Dear Harlan,

I knew it would be really hard when my daughter left for college – and boy, has it ever been. She started dating a longtime friend before she left, and now she has him to talk to, so she doesn’t call or text me. It has been a while, and I still just really miss her. When she does come home, she runs out to his house to see him. I know it sounds silly, but I feel so left out. I am starting to come around — I mean, this is what I always wanted for her, right? So why am I fighting it? I am happy that she is happy with this boy, I really am. But her being away at school and then with him leaves little time for me. I know, I know — that sounds so childish.
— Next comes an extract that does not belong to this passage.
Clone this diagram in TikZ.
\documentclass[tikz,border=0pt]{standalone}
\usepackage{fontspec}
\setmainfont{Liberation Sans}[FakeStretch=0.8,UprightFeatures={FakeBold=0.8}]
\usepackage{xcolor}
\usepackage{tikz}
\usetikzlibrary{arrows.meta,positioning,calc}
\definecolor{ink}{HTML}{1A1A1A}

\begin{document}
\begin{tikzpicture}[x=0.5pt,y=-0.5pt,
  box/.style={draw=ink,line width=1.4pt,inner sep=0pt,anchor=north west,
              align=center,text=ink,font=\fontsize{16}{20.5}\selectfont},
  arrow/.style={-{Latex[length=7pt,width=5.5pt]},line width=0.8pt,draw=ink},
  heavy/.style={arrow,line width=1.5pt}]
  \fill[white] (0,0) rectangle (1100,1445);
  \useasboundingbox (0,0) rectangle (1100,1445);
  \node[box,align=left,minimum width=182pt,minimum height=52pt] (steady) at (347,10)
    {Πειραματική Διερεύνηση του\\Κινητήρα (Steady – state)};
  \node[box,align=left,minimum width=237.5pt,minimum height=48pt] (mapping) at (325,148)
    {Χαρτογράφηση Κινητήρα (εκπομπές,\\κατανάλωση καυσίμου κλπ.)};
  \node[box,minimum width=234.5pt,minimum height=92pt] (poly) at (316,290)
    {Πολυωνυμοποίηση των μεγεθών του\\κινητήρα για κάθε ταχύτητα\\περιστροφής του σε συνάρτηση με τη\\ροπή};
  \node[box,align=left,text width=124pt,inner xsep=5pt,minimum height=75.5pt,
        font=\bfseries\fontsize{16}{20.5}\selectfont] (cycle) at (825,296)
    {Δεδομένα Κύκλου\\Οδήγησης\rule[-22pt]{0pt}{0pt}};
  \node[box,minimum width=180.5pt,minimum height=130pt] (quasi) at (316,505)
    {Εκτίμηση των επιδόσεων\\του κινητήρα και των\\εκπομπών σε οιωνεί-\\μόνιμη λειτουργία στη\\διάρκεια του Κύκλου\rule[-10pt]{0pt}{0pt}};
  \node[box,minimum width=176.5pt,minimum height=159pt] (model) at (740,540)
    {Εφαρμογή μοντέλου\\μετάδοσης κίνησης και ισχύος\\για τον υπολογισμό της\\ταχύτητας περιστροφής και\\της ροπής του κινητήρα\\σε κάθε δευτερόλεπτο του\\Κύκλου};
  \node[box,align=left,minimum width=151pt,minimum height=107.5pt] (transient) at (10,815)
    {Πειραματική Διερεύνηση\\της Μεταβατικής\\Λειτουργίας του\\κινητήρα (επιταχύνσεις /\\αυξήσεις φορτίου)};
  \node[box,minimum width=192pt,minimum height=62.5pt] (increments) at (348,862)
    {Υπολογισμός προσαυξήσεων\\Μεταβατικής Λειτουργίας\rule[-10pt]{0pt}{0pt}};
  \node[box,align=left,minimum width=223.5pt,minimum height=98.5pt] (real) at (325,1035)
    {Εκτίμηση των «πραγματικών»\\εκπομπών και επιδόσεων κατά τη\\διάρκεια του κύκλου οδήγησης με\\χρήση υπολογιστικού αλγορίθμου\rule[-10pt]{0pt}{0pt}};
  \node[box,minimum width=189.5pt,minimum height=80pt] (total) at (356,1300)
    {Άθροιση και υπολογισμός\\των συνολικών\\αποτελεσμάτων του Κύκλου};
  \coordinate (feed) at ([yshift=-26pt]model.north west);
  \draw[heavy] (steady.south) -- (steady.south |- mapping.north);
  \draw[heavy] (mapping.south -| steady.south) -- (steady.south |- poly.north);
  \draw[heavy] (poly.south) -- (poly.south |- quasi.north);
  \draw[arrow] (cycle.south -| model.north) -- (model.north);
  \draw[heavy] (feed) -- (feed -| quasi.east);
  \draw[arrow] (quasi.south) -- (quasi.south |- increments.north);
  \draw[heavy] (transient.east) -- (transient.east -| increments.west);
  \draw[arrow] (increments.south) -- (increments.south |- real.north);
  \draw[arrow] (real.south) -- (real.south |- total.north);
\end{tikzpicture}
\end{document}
But going from having some time with her every day for the past 18 years to nothing at all is hard. I know I need to keep busy and give myself time, but the truth is that I just really miss her, plain and simple. I am waiting for the day I wake up and just feel happy that she is happy. Right now I am, but I just want to share some of it. We fought really hard to have what I would say is a good and honest relationship, so I just hope we can keep it going. I think that macro class I flunked when I was in college was easier! — Missing My Daughter

Dear Missing Your Daughter,

She doesn’t need her mommy right now. But she will — oh, will she ever need you! And the more space you give her while showing her that you love her, the more she will reach out to you when she needs you. She’ll need you for wedding planning (if she gets married), the birth (if she has a child), birthday parties, in-law drama, career choices, baby-sitting, special moments, special occasions and other life transitions. She doesn’t even understand how much she will want you or need you. There are times when a daughter needs her mom. When you get sad and miss her, remind yourself that you will be needed. Gently, remind her that you love her. Bake her cookies and send them. Write a card and send it. Visit her (call first). Plan a special weekend away, just for girls, and do something she loves. In the meantime, be sad, be grateful and find things you want to do that will fill your time while she grows up. You are so needed. Just not as much right now.

Dear Harlan,

A lot of people I’m friendly with drink alcohol, but I’m not a drinker. If you don’t drink and don’t want to start drinking, how do you explain it to people so they don’t get turned off? What’s the best approach? — Sober

Dear Sober,

Don’t too much time worrying what drunk people think about you. Seriously, if someone is going to judge you because you don’t drink, you need to pick better friends. The best approach is to bring it up when it comes up. When someone asks if you want a drink, just say “no.” If someone asks why you don’t drink, you can explain that you’re not a drinker but you don’t have a problem hanging out with people who drink. If anything, you can volunteer to be the designated driver. The less attention you draw to not drinking, the less people will care.